### Exercise prompt
Leaving out every picture, retype the lines below from the top through the one that contains "0.4, 0.2, 0];".

•••

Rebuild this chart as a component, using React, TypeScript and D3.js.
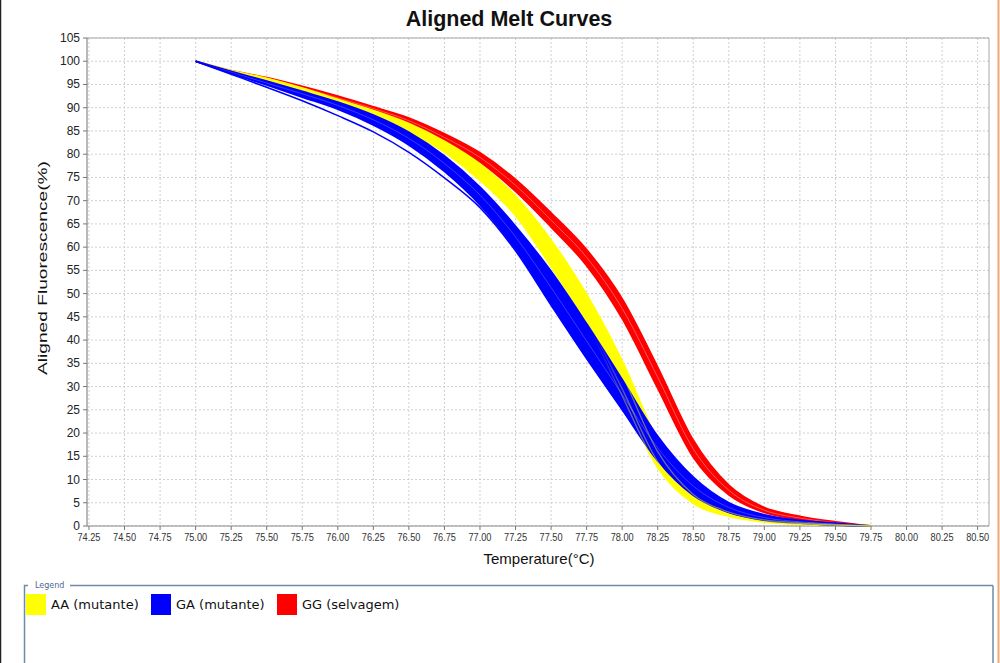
import React from "react";
import * as d3 from "d3";

// Temperatures (°C) at which each melt curve is sampled
const temperatures = [75.0, 75.25, 75.5, 75.75, 76.0, 76.25, 76.5, 76.75, 77.0, 77.25, 77.5, 77.75, 78.0, 78.25, 78.5, 78.75, 79.0, 79.25, 79.5, 79.75];

// AA (mutante) – aligned fluorescence (%)
const aaUpper = [100, 98.0, 96.3, 94.2, 91.8, 89.4, 86.6, 82.8, 77.9, 71.0, 61.5, 49.8, 35.5, 18.5, 8.0, 3.6, 1.6, 0.9, 0.4, 0];
const aaMid = [100, 97.8, 96.0, 93.8, 91.3, 88.8, 85.8, 81.6, 76.4, 69.2, 58.8, 46.8, 32.5, 16.0, 6.8, 3.0, 1.3, 0.7, 0.3, 0];
const aaLower = [100, 97.6, 95.7, 93.4, 90.8, 88.1, 85.0, 80.7, 75.0, 67.5, 56.5, 44.4, 29.5, 13.8, 5.6, 2.5, 1.0, 0.5, 0.2, 0];
const aaLowest = [100, 97.6, 95.6, 93.3, 90.7, 87.9, 84.8, 80.4, 74.4, 66.8, 55.8, 43.6, 28.0, 12.6, 4.9, 2.1, 0.9, 0.4, 0.2, 0];

// GA (mutante)
const gaUpper = [100, 97.8, 95.7, 93.5, 91.2, 88.4, 84.7, 79.6, 72.9, 64.5, 54.8, 43.5, 31.5, 19.3, 10.5, 5.0, 2.4, 1.2, 0.6, 0];
const gaMid = [100, 97.6, 95.3, 93.0, 90.5, 87.4, 83.4, 78.0, 71.2, 62.2, 51.3, 39.8, 28.3, 16.8, 8.6, 4.0, 1.8, 0.9, 0.4, 0];
const gaLower = [100, 97.4, 94.9, 92.3, 89.7, 86.3, 82.0, 76.3, 69.1, 59.6, 47.8, 36.2, 25.2, 14.2, 6.8, 3.0, 1.3, 0.6, 0.2, 0];
const gaLone = [100, 97.2, 94.4, 91.5, 88.3, 84.8, 80.4, 74.9, 68.5, 59.2, 47.5, 36.0, 25.0, 14.0, 6.6, 2.9, 1.2, 0.6, 0.2, 0];

// GG (selvagem)
const ggUpper = [100, 98.0, 96.5, 94.6, 92.5, 90.2, 87.8, 84.4, 80.3, 74.6, 67.4, 59.5, 48.9, 34.2, 18.5, 8.8, 4.0, 2.1, 0.9, 0];
const ggMid = [100, 97.9, 96.3, 94.3, 92.1, 89.8, 87.2, 83.6, 79.3, 73.3, 65.8, 57.8, 46.8, 32.0, 16.6, 7.7, 3.4, 1.7, 0.7, 0];
const ggLower = [100, 97.8, 96.1, 94.0, 91.7, 89.3, 86.5, 82.8, 78.3, 72.0, 64.3, 56.0, 44.6, 29.6, 14.8, 6.7, 2.9, 1.4, 0.5, 0];

// Axis ticks
const xTicks = [74.25, 74.5, 74.75, 75.0, 75.25, 75.5, 75.75, 76.0, 76.25, 76.5, 76.75, 77.0, 77.25, 77.5, 77.75, 78.0, 78.25, 78.5, 78.75, 79.0, 79.25, 79.5, 79.75, 80.0, 80.25, 80.5];
const yTicks = [0, 5, 10, 15, 20, 25, 30, 35, 40, 45, 50, 55, 60, 65, 70, 75, 80, 85, 90, 95, 100, 105];

const legendLabels = ["AA (mutante)", "GA (mutante)", "GG (selvagem)"];
const groupColors = ["#ffff00", "#0000ff", "#ff0000"];

const aaCurves = [aaUpper, aaMid, aaLower, aaLowest];
const gaCurves = [gaUpper, gaMid, gaLower, gaLone];
const ggCurves = [ggUpper, ggMid, ggLower];

const W = 1000;
const H = 663;
const plot = { left: 87, right: 989, top: 38, bottom: 526 };

export default function App() {
  const x = d3.scaleLinear().domain([74.236, 80.58]).range([plot.left, plot.right]);
  const y = d3.scaleLinear().domain([0, 105]).range([plot.bottom, plot.top]);

  const line = d3
    .line<number>()
    .x((_, i) => x(temperatures[i]))
    .y((v) => y(v))
    .curve(d3.curveMonotoneX);

  // filled envelope of a bundle of curves
  const band = (curves: number[][]) =>
    d3
      .area<number>()
      .x((t) => x(t))
      .y0((_, i) => y(d3.min(curves, (c) => c[i]) as number))
      .y1((_, i) => y(d3.max(curves, (c) => c[i]) as number))
      .curve(d3.curveMonotoneX)(temperatures) as string;

  return (
    <svg width={W} height={H} style={{ position: "absolute", left: 0, top: 0, background: "#fff" }} fontFamily="'Liberation Sans', Arial, sans-serif">
      <defs>
        <linearGradient id="fadeIn" gradientUnits="userSpaceOnUse" x1={x(77.8)} x2={x(78.05)} y1={0} y2={0}>
          <stop offset="0" stopColor="#000" />
          <stop offset="1" stopColor="#fff" />
        </linearGradient>
        <mask id="crossing" maskUnits="userSpaceOnUse" x={0} y={0} width={W} height={H}>
          <rect x={0} y={0} width={W} height={H} fill="url(#fadeIn)" />
        </mask>
      </defs>
      <rect x={0} y={0} width={W} height={H} fill="#fff" />
      {/* page edges */}
      <line x1={0.5} y1={0} x2={0.5} y2={H} stroke="#222" strokeWidth={1.5} />
      <line x1={998.5} y1={0} x2={998.5} y2={H} stroke="#f0a872" strokeWidth={2} />

      {/* title */}
      <text x={509} y={26} textAnchor="middle" fontSize={21.5} fontWeight="bold" fill="#111">
        Aligned Melt Curves
      </text>

      {/* grid */}
      <g stroke="#cfcfcf" strokeWidth={1} strokeDasharray="2,2">
        {xTicks.map((t) => (
          <line key={"gx" + t} x1={x(t)} x2={x(t)} y1={plot.top} y2={plot.bottom} />
        ))}
        {yTicks.map((t) => (
          <line key={"gy" + t} x1={plot.left} x2={plot.right} y1={y(t)} y2={y(t)} />
        ))}
      </g>

      {/* frame */}
      <line x1={plot.left} x2={plot.right} y1={plot.top} y2={plot.top} stroke="#a8a8a8" />
      <line x1={plot.right} x2={plot.right} y1={plot.top} y2={plot.bottom} stroke="#a8a8a8" />
      <line x1={plot.left} x2={plot.left} y1={plot.top} y2={plot.bottom} stroke="#8a8a8a" strokeWidth={1.2} />
      <line x1={plot.left} x2={plot.right} y1={plot.bottom} y2={plot.bottom} stroke="#8a8a8a" strokeWidth={1.2} />

      {/* y ticks & labels */}
      {yTicks.map((t) => (
        <g key={"yt" + t}>
          <line x1={plot.left - 4} x2={plot.left} y1={y(t)} y2={y(t)} stroke="#777" />
          <text x={plot.left - 7} y={y(t) + 4} textAnchor="end" fontSize={12} fill="#222">
            {t}
          </text>
        </g>
      ))}

      {/* x ticks & labels */}
      {xTicks.map((t) => (
        <g key={"xt" + t}>
          <line x1={x(t)} x2={x(t)} y1={plot.bottom} y2={plot.bottom + 4} stroke="#777" />
          <text
            x={x(t)}
            y={plot.bottom + 15}
            textAnchor="middle"
            fontSize={11}
            textLength={23}
            lengthAdjust="spacingAndGlyphs"
            fill="#333"
          >
            {t.toFixed(2)}
          </text>
        </g>
      ))}

      {/* axis titles */}
      <text x={539} y={564} textAnchor="middle" fontSize={15} fill="#111">
        Temperature(°C)
      </text>
      <text
        transform="translate(47,268) rotate(-90)"
        textAnchor="middle"
        fontSize={13}
        textLength={214}
        lengthAdjust="spacingAndGlyphs"
        fill="#111"
      >
        Aligned Fluorescence(%)
      </text>

      {/* melt curves */}
      <g>
        {/* GG */}
        <path d={band(ggCurves)} fill={groupColors[2]} />
        {ggCurves.map((c, i) => (
          <path
            key={"gg" + i}
            d={line(c) as string}
            fill="none"
            stroke={i === 1 ? "#ff6a6a" : groupColors[2]}
            strokeWidth={i === 1 ? 1 : 1.6}
            opacity={i === 1 ? 0.8 : 1}
          />
        ))}
        {/* AA */}
        <path d={band(aaCurves)} fill={groupColors[0]} />
        {aaCurves.map((c, i) => (
          <path key={"aa" + i} d={line(c) as string} fill="none" stroke={groupColors[0]} strokeWidth={1.8} />
        ))}
        {/* GA */}
        <path d={band(gaCurves.slice(0, 3))} fill={groupColors[1]} />
        {gaCurves.map((c, i) => (
          <path
            key={"ga" + i}
            d={line(c) as string}
            fill="none"
            stroke={i === 1 ? "#3a3aff" : groupColors[1]}
            strokeWidth={i === 3 ? 1.5 : i === 1 ? 1 : 1.8}
          />
        ))}
        {/* AA curves seen through the GA bundle where they cross it */}
        <g mask="url(#crossing)">
          {[aaMid, aaLower, aaLowest].map((c, i) => (
            <path key={"aax" + i} d={line(c) as string} fill="none" stroke={groupColors[0]} strokeWidth={1.3} opacity={0.42} />
          ))}
        </g>
      </g>

      {/* legend */}
      <g>
        <path d="M24.5,663 V585.5 H28" fill="none" stroke="#6f8aa8" strokeWidth={1.5} />
        <line x1={70} x2={993} y1={585.5} y2={585.5} stroke="#6f8aa8" strokeWidth={1.5} />
        <line x1={993} x2={993} y1={585.5} y2={663} stroke="#6f8aa8" strokeWidth={1.5} />
        <text x={35} y={588} fontSize={8} fill="#4d6a92" fontFamily="'DejaVu Sans', sans-serif">
          Legend
        </text>
        {legendLabels.map((lab, i) => {
          const sx = [26, 151, 277][i];
          return (
            <g key={lab}>
              <rect x={sx} y={594} width={20} height={21} fill={groupColors[i]} />
              <text x={sx + 25} y={609} fontSize={13} fill="#111" fontFamily="'DejaVu Sans', sans-serif">
                {lab}
              </text>
            </g>
          );
        })}
      </g>
    </svg>
  );
}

•••

### Task output
Rebuild this chart as a component, using React, TypeScript and D3.js.
import React from "react";
import * as d3 from "d3";

// Temperatures (°C) at which each melt curve is sampled
const temperatures = [75.0, 75.25, 75.5, 75.75, 76.0, 76.25, 76.5, 76.75, 77.0, 77.25, 77.5, 77.75, 78.0, 78.25, 78.5, 78.75, 79.0, 79.25, 79.5, 79.75];

// AA (mutante) – aligned fluorescence (%)
const aaUpper = [100, 98.0, 96.3, 94.2, 91.8, 89.4, 86.6, 82.8, 77.9, 71.0, 61.5, 49.8, 35.5, 18.5, 8.0, 3.6, 1.6, 0.9, 0.4, 0];
const aaMid = [100, 97.8, 96.0, 93.8, 91.3, 88.8, 85.8, 81.6, 76.4, 69.2, 58.8, 46.8, 32.5, 16.0, 6.8, 3.0, 1.3, 0.7, 0.3, 0];
const aaLower = [100, 97.6, 95.7, 93.4, 90.8, 88.1, 85.0, 80.7, 75.0, 67.5, 56.5, 44.4, 29.5, 13.8, 5.6, 2.5, 1.0, 0.5, 0.2, 0];
const aaLowest = [100, 97.6, 95.6, 93.3, 90.7, 87.9, 84.8, 80.4, 74.4, 66.8, 55.8, 43.6, 28.0, 12.6, 4.9, 2.1, 0.9, 0.4, 0.2, 0];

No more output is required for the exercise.